### WRITTEN REQUEST:
Below is a listing; write it out exactly and drop any images from it.

### SUPPLIED INFORMATION:
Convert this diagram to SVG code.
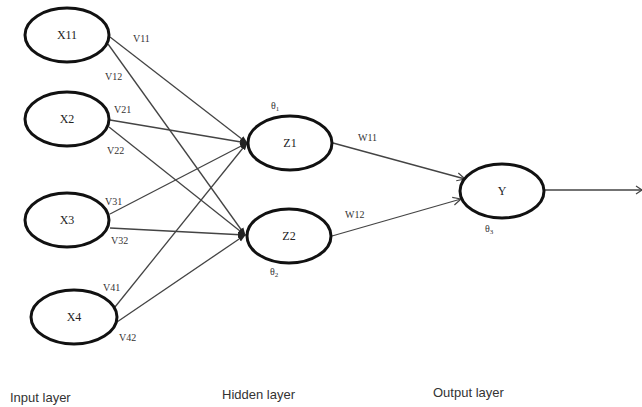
<svg xmlns="http://www.w3.org/2000/svg" width="642" height="407" viewBox="0 0 642 407">
<style>
.node{fill:#fff;stroke:#111;stroke-width:3}
.nl{font-family:"Liberation Serif",serif;font-size:12px;fill:#222;text-anchor:middle}
.w{font-family:"Liberation Serif",serif;font-size:10px;fill:#333}
.th{font-family:"Liberation Serif",serif;font-size:10px;fill:#333}
.edge{stroke:#444;stroke-width:1.3;fill:none}
.lay{font-family:"Liberation Sans",sans-serif;font-size:13px;fill:#333}
</style>
<defs>
<marker id="solid" markerWidth="8" markerHeight="8" refX="7" refY="4" orient="auto" markerUnits="userSpaceOnUse">
<path d="M0,1 L8,4 L0,7 z" fill="#222"/>
</marker>
<marker id="open" markerWidth="10" markerHeight="10" refX="9" refY="5" orient="auto" markerUnits="userSpaceOnUse">
<path d="M1,1 L9,5 L1,9" fill="none" stroke="#444" stroke-width="1.2"/>
</marker>
</defs>
<g id="connectors">
<line class="edge" x1="110" y1="37" x2="247" y2="143" marker-end="url(#solid)"/>
<line class="edge" x1="108" y1="44" x2="245" y2="235" marker-end="url(#solid)"/>
<line class="edge" x1="110" y1="120" x2="247" y2="143" marker-end="url(#solid)"/>
<line class="edge" x1="109" y1="127" x2="245" y2="235" marker-end="url(#solid)"/>
<line class="edge" x1="110" y1="214" x2="247" y2="143" marker-end="url(#solid)"/>
<line class="edge" x1="110" y1="228" x2="245" y2="235" marker-end="url(#solid)"/>
<line class="edge" x1="115" y1="307" x2="247" y2="143" marker-end="url(#solid)"/>
<line class="edge" x1="117" y1="322" x2="245" y2="235" marker-end="url(#solid)"/>
<line class="edge" x1="333" y1="143" x2="465" y2="179" marker-end="url(#open)"/>
<line class="edge" x1="332" y1="236" x2="461" y2="199" marker-end="url(#open)"/>
<line class="edge" x1="545" y1="190" x2="642" y2="190"/>
<path d="M636,186 L642,190 L636,194" fill="none" stroke="#444" stroke-width="1.2"/>
</g>
<g id="labels">
<text class="w" x="133" y="42">V11</text>
<text class="w" x="105" y="80">V12</text>
<text class="w" x="114" y="113">V21</text>
<text class="w" x="107" y="154">V22</text>
<text class="w" x="105" y="205">V31</text>
<text class="w" x="111" y="244">V32</text>
<text class="w" x="103" y="291">V41</text>
<text class="w" x="119" y="341">V42</text>
<text class="w" x="358" y="141">W11</text>
<text class="w" x="345" y="218">W12</text>
<text class="th" x="271" y="109">θ<tspan font-size="7" dy="2">1</tspan></text>
<text class="th" x="270" y="275">θ<tspan font-size="7" dy="2">2</tspan></text>
<text class="th" x="485" y="232">θ<tspan font-size="7" dy="2">3</tspan></text>
</g>
<g id="X11"><ellipse class="node" cx="67" cy="35" rx="42" ry="27"/><text class="nl" x="67" y="39">X11</text></g>
<g id="X2"><ellipse class="node" cx="67" cy="119" rx="42" ry="27"/><text class="nl" x="67" y="123">X2</text></g>
<g id="X3"><ellipse class="node" cx="67" cy="220" rx="42" ry="27"/><text class="nl" x="67" y="224">X3</text></g>
<g id="X4"><ellipse class="node" cx="74" cy="317" rx="43" ry="27"/><text class="nl" x="74" y="321">X4</text></g>
<g id="Z1"><ellipse class="node" cx="290" cy="143" rx="42" ry="27"/><text class="nl" x="290" y="147">Z1</text></g>
<g id="Z2"><ellipse class="node" cx="289" cy="236" rx="42" ry="27"/><text class="nl" x="289" y="240">Z2</text></g>
<g id="Y"><ellipse class="node" cx="502" cy="191" rx="42" ry="27"/><text class="nl" x="502" y="195">Y</text></g>
<g id="layers">
<text class="lay" x="10" y="402">Input layer</text>
<text class="lay" x="222" y="399">Hidden layer</text>
<text class="lay" x="433" y="397">Output layer</text>
</g>
</svg>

### SOLUTION TO THE PROBLEM:
Convert this diagram to SVG code.
<svg xmlns="http://www.w3.org/2000/svg" width="642" height="407" viewBox="0 0 642 407">
<style>
.node{fill:#fff;stroke:#111;stroke-width:3}
.nl{font-family:"Liberation Serif",serif;font-size:12px;fill:#222;text-anchor:middle}
.w{font-family:"Liberation Serif",serif;font-size:10px;fill:#333}
.th{font-family:"Liberation Serif",serif;font-size:10px;fill:#333}
.edge{stroke:#444;stroke-width:1.3;fill:none}
.lay{font-family:"Liberation Sans",sans-serif;font-size:13px;fill:#333}
</style>
<defs>
<marker id="solid" markerWidth="8" markerHeight="8" refX="7" refY="4" orient="auto" markerUnits="userSpaceOnUse">
<path d="M0,1 L8,4 L0,7 z" fill="#222"/>
</marker>
<marker id="open" markerWidth="10" markerHeight="10" refX="9" refY="5" orient="auto" markerUnits="userSpaceOnUse">
<path d="M1,1 L9,5 L1,9" fill="none" stroke="#444" stroke-width="1.2"/>
</marker>
</defs>
<g id="connectors">
<line class="edge" x1="110" y1="37" x2="247" y2="143" marker-end="url(#solid)"/>
<line class="edge" x1="108" y1="44" x2="245" y2="235" marker-end="url(#solid)"/>
<line class="edge" x1="110" y1="120" x2="247" y2="143" marker-end="url(#solid)"/>
<line class="edge" x1="109" y1="127" x2="245" y2="235" marker-end="url(#solid)"/>
<line class="edge" x1="110" y1="214" x2="247" y2="143" marker-end="url(#solid)"/>
<line class="edge" x1="110" y1="228" x2="245" y2="235" marker-end="url(#solid)"/>
<line class="edge" x1="115" y1="307" x2="247" y2="143" marker-end="url(#solid)"/>
<line class="edge" x1="117" y1="322" x2="245" y2="235" marker-end="url(#solid)"/>
<line class="edge" x1="333" y1="143" x2="465" y2="179" marker-end="url(#open)"/>
<line class="edge" x1="332" y1="236" x2="461" y2="199" marker-end="url(#open)"/>
<line class="edge" x1="545" y1="190" x2="642" y2="190"/>
<path d="M636,186 L642,190 L636,194" fill="none" stroke="#444" stroke-width="1.2"/>
</g>
<g id="labels">
<text class="w" x="133" y="42">V11</text>
<text class="w" x="105" y="80">V12</text>
<text class="w" x="114" y="113">V21</text>
<text class="w" x="107" y="154">V22</text>
<text class="w" x="105" y="205">V31</text>
<text class="w" x="111" y="244">V32</text>
<text class="w" x="103" y="291">V41</text>
<text class="w" x="119" y="341">V42</text>
<text class="w" x="358" y="141">W11</text>
<text class="w" x="345" y="218">W12</text>
<text class="th" x="271" y="109">θ<tspan font-size="7" dy="2">1</tspan></text>
<text class="th" x="270" y="275">θ<tspan font-size="7" dy="2">2</tspan></text>
<text class="th" x="485" y="232">θ<tspan font-size="7" dy="2">3</tspan></text>
</g>
<g id="X11"><ellipse class="node" cx="67" cy="35" rx="42" ry="27"/><text class="nl" x="67" y="39">X11</text></g>
<g id="X2"><ellipse class="node" cx="67" cy="119" rx="42" ry="27"/><text class="nl" x="67" y="123">X2</text></g>
<g id="X3"><ellipse class="node" cx="67" cy="220" rx="42" ry="27"/><text class="nl" x="67" y="224">X3</text></g>
<g id="X4"><ellipse class="node" cx="74" cy="317" rx="43" ry="27"/><text class="nl" x="74" y="321">X4</text></g>
<g id="Z1"><ellipse class="node" cx="290" cy="143" rx="42" ry="27"/><text class="nl" x="290" y="147">Z1</text></g>
<g id="Z2"><ellipse class="node" cx="289" cy="236" rx="42" ry="27"/><text class="nl" x="289" y="240">Z2</text></g>
<g id="Y"><ellipse class="node" cx="502" cy="191" rx="42" ry="27"/><text class="nl" x="502" y="195">Y</text></g>
<g id="layers">
<text class="lay" x="10" y="402">Input layer</text>
<text class="lay" x="222" y="399">Hidden layer</text>
<text class="lay" x="433" y="397">Output layer</text>
</g>
</svg>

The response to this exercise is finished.